GIVEN INSTRUCTION: Skipping all pictures, set down the lines of the listing from the first through the one with "return h1, h2".

####################

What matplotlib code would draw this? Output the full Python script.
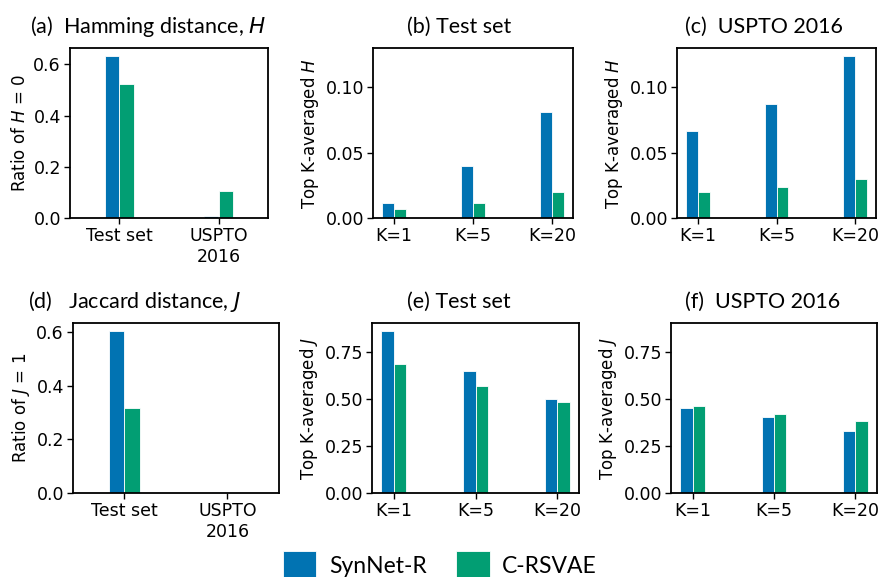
import matplotlib
matplotlib.use('Agg')
import matplotlib.pyplot as plt
from matplotlib.ticker import MultipleLocator

# data
models = ['SynNet-R', 'C-RSVAE']
colors = ['#0173B2', '#029E73']

datasets = ['Test set', 'USPTO\n2016']
topk = ['K=1', 'K=5', 'K=20']

ratio_h0_synnet = [0.632, 0.008]
ratio_h0_crsvae = [0.525, 0.105]

avg_h_test_synnet = [0.0115, 0.040, 0.081]
avg_h_test_crsvae = [0.0069, 0.0115, 0.0196]
avg_h_uspto_synnet = [0.0669, 0.087, 0.124]
avg_h_uspto_crsvae = [0.0196, 0.0237, 0.0298]

ratio_j1_synnet = [0.6025, 0.005]
ratio_j1_crsvae = [0.316, 0.0]

avg_j_test_synnet = [0.862, 0.652, 0.498]
avg_j_test_crsvae = [0.686, 0.569, 0.483]
avg_j_uspto_synnet = [0.455, 0.404, 0.332]
avg_j_uspto_crsvae = [0.461, 0.423, 0.382]

W, H = 879, 577
TITLE_FONT = 'Lato'
TICK_SIZE = 12.5
LABEL_SIZE = 12


def rect(l, t, r, b):
	return [l / W, 1 - b / H, (r - l) / W, (b - t) / H]


def bars(ax, labels, a, b, width=0.15):
	x = list(range(len(labels)))
	h1 = ax.bar([i - width / 2 for i in x], a, width, color=colors[0],
		edgecolor='white', linewidth=0.6, label=models[0])
	h2 = ax.bar([i + width / 2 for i in x], b, width, color=colors[1],
		edgecolor='white', linewidth=0.6, label=models[1])
	ax.set_xticks(x)
	ax.set_xticklabels(labels)
	ax.tick_params(labelsize=TICK_SIZE, width=1.0, length=4, pad=2.5)
	for s in ax.spines.values():
		s.set_linewidth(1.3)
	return h1, h2


def title(x, y, s):
	fig.text(x / W, 1 - y / H, s, fontsize=15.5, family=TITLE_FONT,
		ha='left', va='baseline')


fig = plt.figure(figsize=(W / 100, H / 100), dpi=100)

ax_a = fig.add_axes(rect(70, 48, 268, 218))
bars(ax_a, datasets, ratio_h0_synnet, ratio_h0_crsvae)
ax_a.set_xlim(-0.5, 1.5)
ax_a.set_ylabel('Ratio of $H$ = 0', fontsize=LABEL_SIZE, labelpad=3)

ax_b = fig.add_axes(rect(373, 48, 573, 218))
bars(ax_b, topk, avg_h_test_synnet, avg_h_test_crsvae)
ax_b.set_ylabel('Top K-averaged $H$', fontsize=LABEL_SIZE, labelpad=3)

ax_c = fig.add_axes(rect(677, 48, 876, 218), sharey=ax_b)
bars(ax_c, topk, avg_h_uspto_synnet, avg_h_uspto_crsvae)
ax_c.set_ylabel('Top K-averaged $H$', fontsize=LABEL_SIZE, labelpad=3)
ax_b.yaxis.set_major_locator(MultipleLocator(0.05))

ax_d = fig.add_axes(rect(73, 323, 279, 493))
bars(ax_d, datasets, ratio_j1_synnet, ratio_j1_crsvae)
ax_d.set_xlim(-0.5, 1.5)
ax_d.set_ylabel('Ratio of $J$ = 1', fontsize=LABEL_SIZE, labelpad=3)

ax_e = fig.add_axes(rect(372, 323, 579, 493))
handles = bars(ax_e, topk, avg_j_test_synnet, avg_j_test_crsvae)
ax_e.set_ylabel('Top K-averaged $J$', fontsize=LABEL_SIZE, labelpad=3)

ax_f = fig.add_axes(rect(671, 323, 877, 493), sharey=ax_e)
bars(ax_f, topk, avg_j_uspto_synnet, avg_j_uspto_crsvae)
ax_f.set_ylabel('Top K-averaged $J$', fontsize=LABEL_SIZE, labelpad=3)
ax_e.yaxis.set_major_locator(MultipleLocator(0.25))

for ax in (ax_a, ax_d):
	ax.yaxis.set_major_locator(MultipleLocator(0.2))

title(30, 33, '(a)  Hamming distance, $H$')
title(407, 33, '(b) Test set')
title(685, 33, '(c)  USPTO 2016')
title(28, 308, '(d)   Jaccard distance, $J$')
title(407, 308, '(e) Test set')
title(685, 308, '(f)  USPTO 2016')

fig.legend(handles, models, loc='upper left', bbox_to_anchor=(283 / W, 1 - 551 / H),
	ncol=2, frameon=False, prop={'family': TITLE_FONT, 'size': 16.5},
	handlelength=1.45, handleheight=1.6, columnspacing=1.3, handletextpad=0.55,
	borderaxespad=0, borderpad=0)

fig.savefig('out.png', dpi=100)
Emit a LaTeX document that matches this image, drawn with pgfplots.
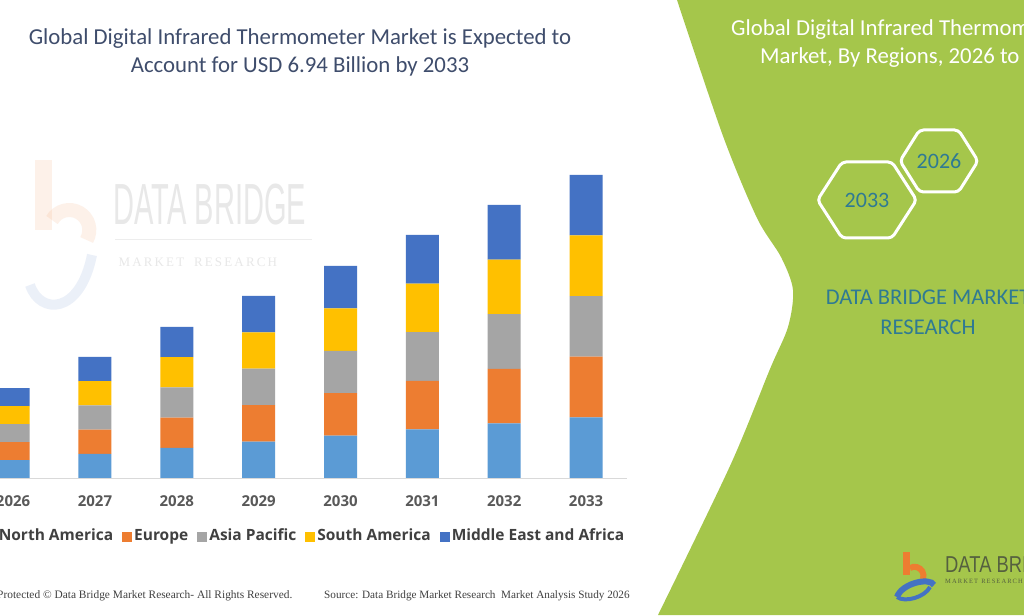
\documentclass[border=0pt]{standalone}
\usepackage{pgfplots}
\pgfplotsset{compat=1.18}
\usepackage{fontspec}
\setmainfont{Carlito}
\newfontfamily\osans{Open Sans}
\newfontfamily\lserif{Liberation Serif}
\newfontfamily\lsans{Liberation Sans}
\definecolor{cNA}{HTML}{5B9BD5}
\definecolor{cEU}{HTML}{ED7D31}
\definecolor{cAP}{HTML}{A5A5A5}
\definecolor{cSA}{HTML}{FFC000}
\definecolor{cME}{HTML}{4472C4}
\definecolor{titlec}{HTML}{3F4D6C}
\definecolor{greenp}{HTML}{A5C64B}
\definecolor{tealc}{HTML}{2F7A93}
\definecolor{tickc}{HTML}{595959}
\definecolor{legc}{HTML}{404040}
\definecolor{logot}{HTML}{55603F}

\pgfplotstableread{
x NA EU AP SA ME
0 0.412 0.412 0.412 0.412 0.412
1 0.554 0.554 0.554 0.554 0.554
2 0.692 0.692 0.692 0.692 0.692
3 0.834 0.834 0.834 0.834 0.834
4 0.971 0.971 0.971 0.971 0.971
5 1.113 1.113 1.113 1.113 1.113
6 1.250 1.250 1.250 1.250 1.250
7 1.388 1.388 1.388 1.388 1.388
}\datatable

\begin{document}
\begin{tikzpicture}
\path[use as bounding box] (0pt,0pt) rectangle (1024pt,615pt);
\clip (0pt,0pt) rectangle (1024pt,615pt);
\fill[white] (0pt,0pt) rectangle (1024pt,615pt);
% green panel
\fill[greenp] plot[smooth, tension=0.5] coordinates {(677pt,615pt) (723pt,479pt) (757pt,397pt) (781pt,358pt) (793pt,325pt) (788pt,288pt) (770pt,246pt) (730pt,149pt) (658pt,0pt)} -- (1024pt,0pt) -- (1024pt,615pt) -- cycle;

% faint watermark
\begin{scope}[opacity=0.10]
\fill[cEU] (35pt,455pt) rectangle (52pt,385pt);
\draw[cEU, line width=14pt] (52pt,395pt) arc[start angle=150, end angle=-30, radius=20pt];
\draw[cME, line width=10pt] (30pt,330pt) .. controls (40pt,300pt) and (80pt,300pt) .. (92pt,360pt);
\end{scope}
\node[anchor=west, text=black!9, font=\lsans\fontsize{58}{60}\selectfont, xscale=0.5] at (112pt,410pt) {DATA BRIDGE};
\draw[black!7, line width=1pt] (115pt,375pt) -- (312pt,375pt);
\node[anchor=west, text=black!9, font=\lserif\fontsize{13}{14}\selectfont] at (115pt,353pt) {M\,A\,R\,K\,E\,T\ \ \ R\,E\,S\,E\,A\,R\,C\,H};

\begin{axis}[
  at={(0pt,137pt)}, anchor=south west,
  scale only axis, width=627pt, height=318pt,
  xmin=-0.16, xmax=7.5, ymin=0, ymax=7.28,
  ybar stacked, bar width=33pt,
  axis x line*=bottom, axis y line=none,
  x axis line style={draw=black!15, line width=0.8pt},
  xtick={0,...,7},
  xticklabels={2026,2027,2028,2029,2030,2031,2032,2033},
  xtick style={draw=none},
  xticklabel style={font=\osans\bfseries\fontsize{15}{17}\selectfont, text=tickc, yshift=-14pt},
  ytick=\empty,
  legend image code/.code={\fill[#1] (0pt,-5pt) rectangle (10pt,5pt);},
  legend columns=5,
  legend style={at={(1.004,-0.1855)}, anchor=east, draw=none, fill=none,
    font=\osans\bfseries\fontsize{15.5}{17}\selectfont, text=legc,
    nodes={text height=11pt, text depth=4pt},
    /tikz/every even column/.append style={column sep=7pt}},
]
\addplot[fill=cNA, draw=none] table[x=x, y=NA] {\datatable};
\addplot[fill=cEU, draw=none] table[x=x, y=EU] {\datatable};
\addplot[fill=cAP, draw=none] table[x=x, y=AP] {\datatable};
\addplot[fill=cSA, draw=none] table[x=x, y=SA] {\datatable};
\addplot[fill=cME, draw=none] table[x=x, y=ME] {\datatable};
\legend{North America, Europe, Asia Pacific, South America, Middle East and Africa}
\end{axis}

% title
\node[align=center, text=titlec, font=\fontsize{22.8}{28}\selectfont] at (300pt,563pt) {Global Digital Infrared Thermometer Market is Expected to\\Account for USD 6.94 Billion by 2033};

% right panel texts
\node[anchor=west, text=white, font=\fontsize{22.8}{28}\selectfont, inner sep=0pt] at (731pt,585pt) {Global Digital Infrared Thermometer};
\node[anchor=west, text=white, font=\fontsize{22.8}{28}\selectfont, inner sep=0pt] at (760pt,557pt) {Market, By Regions, 2026 to 2033};

% hexagons
\draw[white, line width=3pt, rounded corners=4pt] (900pt,454pt) -- (919.5pt,485pt) -- (958.5pt,485pt) -- (978pt,454pt) -- (958.5pt,423pt) -- (919.5pt,423pt) -- cycle;
\draw[white, line width=3pt, rounded corners=4pt] (817.5pt,415pt) -- (842pt,453pt) -- (892pt,453pt) -- (916.5pt,415pt) -- (892pt,377pt) -- (842pt,377pt) -- cycle;
\node[text=tealc, font=\fontsize{22}{24}\selectfont] at (939pt,454pt) {2026};
\node[text=tealc, font=\fontsize{22}{24}\selectfont] at (867pt,415pt) {2033};

\node[align=center, text=tealc, font=\fontsize{22.5}{30}\selectfont] at (928pt,303pt) {DATA BRIDGE MARKET\\RESEARCH};

% bottom-right logo
\fill[cEU] (903pt,63pt) rectangle (910pt,40pt);
\draw[cEU, line width=6pt] (910pt,47pt) arc[start angle=120, end angle=-20, radius=9pt];
\draw[cME, line width=6pt] (897pt,18pt) .. controls (902pt,32pt) and (930pt,38pt) .. (934pt,30pt);
\draw[cME, line width=4pt] (897pt,18pt) .. controls (905pt,12pt) and (925pt,18pt) .. (930pt,28pt);
\node[anchor=west, text=logot, font=\lsans\fontsize{23}{25}\selectfont, xscale=0.8, inner sep=0pt] at (945pt,50pt) {DATA BRIDGE};
\node[anchor=west, text=logot, font=\lserif\fontsize{6.5}{7}\selectfont, inner sep=0pt] at (945pt,34pt) {M\,A\,R\,K\,E\,T\ \ R\,E\,S\,E\,A\,R\,C\,H};

% footer
\node[anchor=west, text=legc, font=\lserif\fontsize{11.4}{13}\selectfont, inner sep=0pt] at (-3pt,19pt) {Protected \textcopyright{} Data Bridge Market Research- All Rights Reserved.};
\node[anchor=west, text=legc, font=\lserif\fontsize{11.2}{13}\selectfont, inner sep=0pt] at (324pt,19pt) {Source: Data Bridge Market Research\ \ Market Analysis Study 2026};
\end{tikzpicture}
\end{document}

####################

RESULT FOR THIS EXERCISE:
What matplotlib code would draw this? Output the full Python script.
import matplotlib
matplotlib.use('Agg')
import matplotlib.pyplot as plt
from matplotlib.ticker import MultipleLocator

# data
models = ['SynNet-R', 'C-RSVAE']
colors = ['#0173B2', '#029E73']

datasets = ['Test set', 'USPTO\n2016']
topk = ['K=1', 'K=5', 'K=20']

ratio_h0_synnet = [0.632, 0.008]
ratio_h0_crsvae = [0.525, 0.105]

avg_h_test_synnet = [0.0115, 0.040, 0.081]
avg_h_test_crsvae = [0.0069, 0.0115, 0.0196]
avg_h_uspto_synnet = [0.0669, 0.087, 0.124]
avg_h_uspto_crsvae = [0.0196, 0.0237, 0.0298]

ratio_j1_synnet = [0.6025, 0.005]
ratio_j1_crsvae = [0.316, 0.0]

avg_j_test_synnet = [0.862, 0.652, 0.498]
avg_j_test_crsvae = [0.686, 0.569, 0.483]
avg_j_uspto_synnet = [0.455, 0.404, 0.332]
avg_j_uspto_crsvae = [0.461, 0.423, 0.382]

W, H = 879, 577
TITLE_FONT = 'Lato'
TICK_SIZE = 12.5
LABEL_SIZE = 12


def rect(l, t, r, b):
	return [l / W, 1 - b / H, (r - l) / W, (b - t) / H]


def bars(ax, labels, a, b, width=0.15):
	x = list(range(len(labels)))
	h1 = ax.bar([i - width / 2 for i in x], a, width, color=colors[0],
		edgecolor='white', linewidth=0.6, label=models[0])
	h2 = ax.bar([i + width / 2 for i in x], b, width, color=colors[1],
		edgecolor='white', linewidth=0.6, label=models[1])
	ax.set_xticks(x)
	ax.set_xticklabels(labels)
	ax.tick_params(labelsize=TICK_SIZE, width=1.0, length=4, pad=2.5)
	for s in ax.spines.values():
		s.set_linewidth(1.3)
	return h1, h2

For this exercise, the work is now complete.